I quickly told him I was on my way and backed out of the driveway. Y’all, I didn’t even ask him where he was. I just started driving. The 5 minutes it took for me to get to him felt like 30. He text a few more times before I got there apologizing. I pulled into the gas station where the two boys & police officer were parked and went straight to my boy. He told me it wasn’t bad and that no one was hurt, but I had to see it with my own eyes. He was right. No one hurt. The mama in me had to check over the other boy, too, once I found out he was also a high schooler. Very minor cosmetic damage. A quick and easy few minutes with the officer and other driver. Then it was just me & him.

He apologized again and I just told him it’s ok. I hugged him, prayed over him and off to school he went.

It wasn’t until I got home that the timing of the morning really hit me. See, I’ve tended to be a big reactor to little faults in his driving. Partly because riding with a 16-year-old is like taking your life in your own hands every time you get in the car and would cause even the staunchest advocate of prohibition to find a ridge runner for some moonshine. And partly because I REALLY want him to grasp how important safety is. (My first wreck was taking a guard rail off of I-10, bless my mom) But that Wednesday morning I didn’t. I controlled my reaction. I didn’t go on a rant about safe driving. I didn’t remind him that insurance is already almost a mortgage payment because he’s driving. I didn’t give him a lecture about not waiting until the last minute to leave the house in a rush. I just told him that it was ok. I just told him that no one was hurt and that’s all that mattered. I just told him that cars can be replaced, but he never could be. I gave soft answers.

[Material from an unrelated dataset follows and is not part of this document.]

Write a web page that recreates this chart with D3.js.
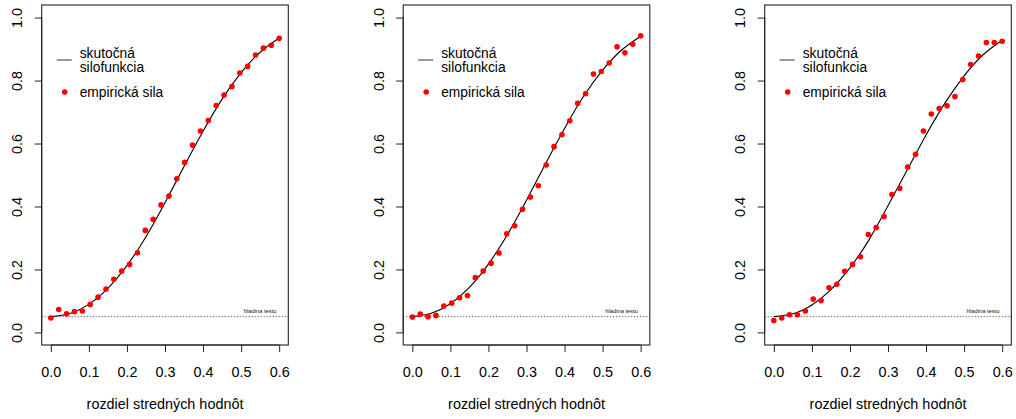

I knew after getting home and replaying the morning that God placed that devotion in front of me that morning because my heart needed the soft words before my son needed them from me. The sweetness of the Father softening my heart because I need it every day, but my boy really needed it that day.

What if soft answers were our practice? Soft doesn’t mean not speaking truth. It doesn’t mean not correcting. It does mean pressing pause before we react. It does mean measuring our words and framing them in grace. It means controlling the reactions so that later we don’t regret the reactions and the words. Soft answers. Abundant grace. No regret.